Exercise directions » Repeat every line below exactly as it reads.

-- Start of Entries --

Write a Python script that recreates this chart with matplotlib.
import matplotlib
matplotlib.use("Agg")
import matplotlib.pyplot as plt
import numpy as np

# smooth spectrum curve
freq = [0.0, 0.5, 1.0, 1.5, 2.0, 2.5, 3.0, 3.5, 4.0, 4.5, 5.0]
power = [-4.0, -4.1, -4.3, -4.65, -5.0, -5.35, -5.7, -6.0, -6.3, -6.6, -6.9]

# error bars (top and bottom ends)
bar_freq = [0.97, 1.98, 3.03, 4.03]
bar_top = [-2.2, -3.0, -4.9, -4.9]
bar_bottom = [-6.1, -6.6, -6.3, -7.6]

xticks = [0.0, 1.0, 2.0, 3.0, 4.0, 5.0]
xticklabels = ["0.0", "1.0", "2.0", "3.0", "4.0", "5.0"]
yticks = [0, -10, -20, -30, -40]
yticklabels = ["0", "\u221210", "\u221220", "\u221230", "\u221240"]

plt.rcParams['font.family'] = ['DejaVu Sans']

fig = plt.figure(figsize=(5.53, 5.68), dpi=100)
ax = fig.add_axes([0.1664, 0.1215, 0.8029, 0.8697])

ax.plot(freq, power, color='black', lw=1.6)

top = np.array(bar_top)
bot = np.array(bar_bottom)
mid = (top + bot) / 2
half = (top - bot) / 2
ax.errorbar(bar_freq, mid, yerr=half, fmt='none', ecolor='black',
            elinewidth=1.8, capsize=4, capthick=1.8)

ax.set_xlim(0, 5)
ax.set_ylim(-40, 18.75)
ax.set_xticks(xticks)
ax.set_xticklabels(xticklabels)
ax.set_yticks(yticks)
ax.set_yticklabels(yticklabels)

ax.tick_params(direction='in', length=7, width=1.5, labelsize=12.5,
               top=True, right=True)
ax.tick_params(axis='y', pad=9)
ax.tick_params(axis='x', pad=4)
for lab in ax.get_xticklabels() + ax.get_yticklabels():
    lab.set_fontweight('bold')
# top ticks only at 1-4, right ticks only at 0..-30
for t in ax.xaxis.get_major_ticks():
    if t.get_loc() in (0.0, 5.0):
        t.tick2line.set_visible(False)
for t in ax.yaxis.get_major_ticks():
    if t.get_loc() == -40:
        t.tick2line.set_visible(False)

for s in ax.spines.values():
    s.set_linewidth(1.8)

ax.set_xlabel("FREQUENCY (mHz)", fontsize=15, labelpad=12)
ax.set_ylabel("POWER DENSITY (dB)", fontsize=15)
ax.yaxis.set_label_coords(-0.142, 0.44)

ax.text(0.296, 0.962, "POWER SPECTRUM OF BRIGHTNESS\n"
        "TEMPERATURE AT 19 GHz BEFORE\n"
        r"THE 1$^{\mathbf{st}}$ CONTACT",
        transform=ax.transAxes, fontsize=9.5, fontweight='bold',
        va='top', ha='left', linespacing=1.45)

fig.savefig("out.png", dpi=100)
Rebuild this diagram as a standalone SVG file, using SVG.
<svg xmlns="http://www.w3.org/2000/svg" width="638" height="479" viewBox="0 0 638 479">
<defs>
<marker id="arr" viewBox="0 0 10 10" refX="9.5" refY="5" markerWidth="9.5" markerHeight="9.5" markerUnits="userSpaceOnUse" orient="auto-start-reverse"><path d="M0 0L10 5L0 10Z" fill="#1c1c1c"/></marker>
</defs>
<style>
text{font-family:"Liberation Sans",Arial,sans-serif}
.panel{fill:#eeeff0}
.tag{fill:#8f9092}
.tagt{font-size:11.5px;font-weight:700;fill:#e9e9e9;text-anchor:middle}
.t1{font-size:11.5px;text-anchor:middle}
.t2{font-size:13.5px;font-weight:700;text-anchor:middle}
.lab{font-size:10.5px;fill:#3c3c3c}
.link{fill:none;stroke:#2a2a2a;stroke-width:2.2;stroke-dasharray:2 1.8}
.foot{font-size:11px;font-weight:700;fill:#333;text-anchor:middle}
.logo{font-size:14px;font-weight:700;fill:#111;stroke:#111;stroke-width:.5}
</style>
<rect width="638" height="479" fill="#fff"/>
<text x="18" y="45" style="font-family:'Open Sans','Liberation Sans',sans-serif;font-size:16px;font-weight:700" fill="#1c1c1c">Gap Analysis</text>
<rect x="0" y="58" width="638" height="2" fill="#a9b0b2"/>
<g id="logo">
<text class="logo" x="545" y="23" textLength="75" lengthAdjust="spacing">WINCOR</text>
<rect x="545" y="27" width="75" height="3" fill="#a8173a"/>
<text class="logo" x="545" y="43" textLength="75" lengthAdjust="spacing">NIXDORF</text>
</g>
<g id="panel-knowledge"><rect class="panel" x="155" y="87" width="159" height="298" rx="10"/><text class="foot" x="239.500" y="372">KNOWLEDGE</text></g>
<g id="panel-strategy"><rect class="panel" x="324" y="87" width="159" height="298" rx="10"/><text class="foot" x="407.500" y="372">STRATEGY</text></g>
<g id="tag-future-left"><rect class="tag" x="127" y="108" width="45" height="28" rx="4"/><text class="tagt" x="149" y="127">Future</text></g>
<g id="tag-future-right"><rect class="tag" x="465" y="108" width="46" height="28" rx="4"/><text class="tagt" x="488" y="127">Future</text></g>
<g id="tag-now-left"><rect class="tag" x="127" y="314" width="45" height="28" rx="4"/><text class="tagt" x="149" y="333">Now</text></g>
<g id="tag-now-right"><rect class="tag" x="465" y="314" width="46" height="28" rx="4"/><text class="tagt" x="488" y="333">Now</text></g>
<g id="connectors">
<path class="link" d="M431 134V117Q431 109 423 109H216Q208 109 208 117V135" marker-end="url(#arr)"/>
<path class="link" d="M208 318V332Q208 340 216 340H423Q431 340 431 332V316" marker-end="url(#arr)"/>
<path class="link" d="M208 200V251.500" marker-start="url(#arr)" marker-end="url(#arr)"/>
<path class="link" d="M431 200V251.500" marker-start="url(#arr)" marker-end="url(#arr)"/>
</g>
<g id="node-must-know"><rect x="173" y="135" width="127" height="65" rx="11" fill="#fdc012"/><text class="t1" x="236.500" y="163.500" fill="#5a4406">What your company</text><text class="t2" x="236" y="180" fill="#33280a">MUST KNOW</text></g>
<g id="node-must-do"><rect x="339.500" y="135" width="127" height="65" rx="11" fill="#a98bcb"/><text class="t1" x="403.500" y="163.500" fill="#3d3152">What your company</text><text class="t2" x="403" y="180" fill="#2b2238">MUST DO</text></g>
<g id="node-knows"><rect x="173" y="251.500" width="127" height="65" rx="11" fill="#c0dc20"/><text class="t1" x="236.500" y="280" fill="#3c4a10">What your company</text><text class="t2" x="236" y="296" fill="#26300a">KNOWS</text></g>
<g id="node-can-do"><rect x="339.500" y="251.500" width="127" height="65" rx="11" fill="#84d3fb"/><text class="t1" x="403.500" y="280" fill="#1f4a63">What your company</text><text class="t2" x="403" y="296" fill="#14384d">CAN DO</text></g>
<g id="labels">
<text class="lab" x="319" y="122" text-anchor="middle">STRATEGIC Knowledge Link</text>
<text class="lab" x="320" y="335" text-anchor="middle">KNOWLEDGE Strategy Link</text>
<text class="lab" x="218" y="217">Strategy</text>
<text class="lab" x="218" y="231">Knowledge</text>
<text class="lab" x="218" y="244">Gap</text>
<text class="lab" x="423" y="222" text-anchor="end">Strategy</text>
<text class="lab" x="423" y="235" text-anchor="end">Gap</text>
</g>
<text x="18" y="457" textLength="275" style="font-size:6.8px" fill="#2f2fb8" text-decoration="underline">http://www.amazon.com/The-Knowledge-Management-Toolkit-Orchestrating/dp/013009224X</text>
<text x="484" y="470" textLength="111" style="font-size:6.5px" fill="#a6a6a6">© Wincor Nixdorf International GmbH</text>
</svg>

-- End of Entries --

Exercise output »
Write a Python script that recreates this chart with matplotlib.
import matplotlib
matplotlib.use("Agg")
import matplotlib.pyplot as plt
import numpy as np

# smooth spectrum curve
freq = [0.0, 0.5, 1.0, 1.5, 2.0, 2.5, 3.0, 3.5, 4.0, 4.5, 5.0]
power = [-4.0, -4.1, -4.3, -4.65, -5.0, -5.35, -5.7, -6.0, -6.3, -6.6, -6.9]

# error bars (top and bottom ends)
bar_freq = [0.97, 1.98, 3.03, 4.03]
bar_top = [-2.2, -3.0, -4.9, -4.9]
bar_bottom = [-6.1, -6.6, -6.3, -7.6]

xticks = [0.0, 1.0, 2.0, 3.0, 4.0, 5.0]
xticklabels = ["0.0", "1.0", "2.0", "3.0", "4.0", "5.0"]
yticks = [0, -10, -20, -30, -40]
yticklabels = ["0", "\u221210", "\u221220", "\u221230", "\u221240"]

plt.rcParams['font.family'] = ['DejaVu Sans']

fig = plt.figure(figsize=(5.53, 5.68), dpi=100)
ax = fig.add_axes([0.1664, 0.1215, 0.8029, 0.8697])

ax.plot(freq, power, color='black', lw=1.6)

top = np.array(bar_top)
bot = np.array(bar_bottom)
mid = (top + bot) / 2
half = (top - bot) / 2
ax.errorbar(bar_freq, mid, yerr=half, fmt='none', ecolor='black',
            elinewidth=1.8, capsize=4, capthick=1.8)

ax.set_xlim(0, 5)
ax.set_ylim(-40, 18.75)
ax.set_xticks(xticks)
ax.set_xticklabels(xticklabels)
ax.set_yticks(yticks)
ax.set_yticklabels(yticklabels)

ax.tick_params(direction='in', length=7, width=1.5, labelsize=12.5,
               top=True, right=True)
ax.tick_params(axis='y', pad=9)
ax.tick_params(axis='x', pad=4)
for lab in ax.get_xticklabels() + ax.get_yticklabels():
    lab.set_fontweight('bold')
# top ticks only at 1-4, right ticks only at 0..-30
for t in ax.xaxis.get_major_ticks():
    if t.get_loc() in (0.0, 5.0):
        t.tick2line.set_visible(False)
for t in ax.yaxis.get_major_ticks():
    if t.get_loc() == -40:
        t.tick2line.set_visible(False)

for s in ax.spines.values():
    s.set_linewidth(1.8)

ax.set_xlabel("FREQUENCY (mHz)", fontsize=15, labelpad=12)
ax.set_ylabel("POWER DENSITY (dB)", fontsize=15)
ax.yaxis.set_label_coords(-0.142, 0.44)

ax.text(0.296, 0.962, "POWER SPECTRUM OF BRIGHTNESS\n"
        "TEMPERATURE AT 19 GHz BEFORE\n"
        r"THE 1$^{\mathbf{st}}$ CONTACT",
        transform=ax.transAxes, fontsize=9.5, fontweight='bold',
        va='top', ha='left', linespacing=1.45)

fig.savefig("out.png", dpi=100)
Rebuild this diagram as a standalone SVG file, using SVG.
<svg xmlns="http://www.w3.org/2000/svg" width="638" height="479" viewBox="0 0 638 479">
<defs>
<marker id="arr" viewBox="0 0 10 10" refX="9.5" refY="5" markerWidth="9.5" markerHeight="9.5" markerUnits="userSpaceOnUse" orient="auto-start-reverse"><path d="M0 0L10 5L0 10Z" fill="#1c1c1c"/></marker>
</defs>
<style>
text{font-family:"Liberation Sans",Arial,sans-serif}
.panel{fill:#eeeff0}
.tag{fill:#8f9092}
.tagt{font-size:11.5px;font-weight:700;fill:#e9e9e9;text-anchor:middle}
.t1{font-size:11.5px;text-anchor:middle}
.t2{font-size:13.5px;font-weight:700;text-anchor:middle}
.lab{font-size:10.5px;fill:#3c3c3c}
.link{fill:none;stroke:#2a2a2a;stroke-width:2.2;stroke-dasharray:2 1.8}
.foot{font-size:11px;font-weight:700;fill:#333;text-anchor:middle}
.logo{font-size:14px;font-weight:700;fill:#111;stroke:#111;stroke-width:.5}
</style>
<rect width="638" height="479" fill="#fff"/>
<text x="18" y="45" style="font-family:'Open Sans','Liberation Sans',sans-serif;font-size:16px;font-weight:700" fill="#1c1c1c">Gap Analysis</text>
<rect x="0" y="58" width="638" height="2" fill="#a9b0b2"/>
<g id="logo">
<text class="logo" x="545" y="23" textLength="75" lengthAdjust="spacing">WINCOR</text>
<rect x="545" y="27" width="75" height="3" fill="#a8173a"/>
<text class="logo" x="545" y="43" textLength="75" lengthAdjust="spacing">NIXDORF</text>
</g>
<g id="panel-knowledge"><rect class="panel" x="155" y="87" width="159" height="298" rx="10"/><text class="foot" x="239.500" y="372">KNOWLEDGE</text></g>
<g id="panel-strategy"><rect class="panel" x="324" y="87" width="159" height="298" rx="10"/><text class="foot" x="407.500" y="372">STRATEGY</text></g>
<g id="tag-future-left"><rect class="tag" x="127" y="108" width="45" height="28" rx="4"/><text class="tagt" x="149" y="127">Future</text></g>
<g id="tag-future-right"><rect class="tag" x="465" y="108" width="46" height="28" rx="4"/><text class="tagt" x="488" y="127">Future</text></g>
<g id="tag-now-left"><rect class="tag" x="127" y="314" width="45" height="28" rx="4"/><text class="tagt" x="149" y="333">Now</text></g>
<g id="tag-now-right"><rect class="tag" x="465" y="314" width="46" height="28" rx="4"/><text class="tagt" x="488" y="333">Now</text></g>
<g id="connectors">
<path class="link" d="M431 134V117Q431 109 423 109H216Q208 109 208 117V135" marker-end="url(#arr)"/>
<path class="link" d="M208 318V332Q208 340 216 340H423Q431 340 431 332V316" marker-end="url(#arr)"/>
<path class="link" d="M208 200V251.500" marker-start="url(#arr)" marker-end="url(#arr)"/>
<path class="link" d="M431 200V251.500" marker-start="url(#arr)" marker-end="url(#arr)"/>
</g>
<g id="node-must-know"><rect x="173" y="135" width="127" height="65" rx="11" fill="#fdc012"/><text class="t1" x="236.500" y="163.500" fill="#5a4406">What your company</text><text class="t2" x="236" y="180" fill="#33280a">MUST KNOW</text></g>
<g id="node-must-do"><rect x="339.500" y="135" width="127" height="65" rx="11" fill="#a98bcb"/><text class="t1" x="403.500" y="163.500" fill="#3d3152">What your company</text><text class="t2" x="403" y="180" fill="#2b2238">MUST DO</text></g>
<g id="node-knows"><rect x="173" y="251.500" width="127" height="65" rx="11" fill="#c0dc20"/><text class="t1" x="236.500" y="280" fill="#3c4a10">What your company</text><text class="t2" x="236" y="296" fill="#26300a">KNOWS</text></g>
<g id="node-can-do"><rect x="339.500" y="251.500" width="127" height="65" rx="11" fill="#84d3fb"/><text class="t1" x="403.500" y="280" fill="#1f4a63">What your company</text><text class="t2" x="403" y="296" fill="#14384d">CAN DO</text></g>
<g id="labels">
<text class="lab" x="319" y="122" text-anchor="middle">STRATEGIC Knowledge Link</text>
<text class="lab" x="320" y="335" text-anchor="middle">KNOWLEDGE Strategy Link</text>
<text class="lab" x="218" y="217">Strategy</text>
<text class="lab" x="218" y="231">Knowledge</text>
<text class="lab" x="218" y="244">Gap</text>
<text class="lab" x="423" y="222" text-anchor="end">Strategy</text>
<text class="lab" x="423" y="235" text-anchor="end">Gap</text>
</g>
<text x="18" y="457" textLength="275" style="font-size:6.8px" fill="#2f2fb8" text-decoration="underline">http://www.amazon.com/The-Knowledge-Management-Toolkit-Orchestrating/dp/013009224X</text>
<text x="484" y="470" textLength="111" style="font-size:6.5px" fill="#a6a6a6">© Wincor Nixdorf International GmbH</text>
</svg>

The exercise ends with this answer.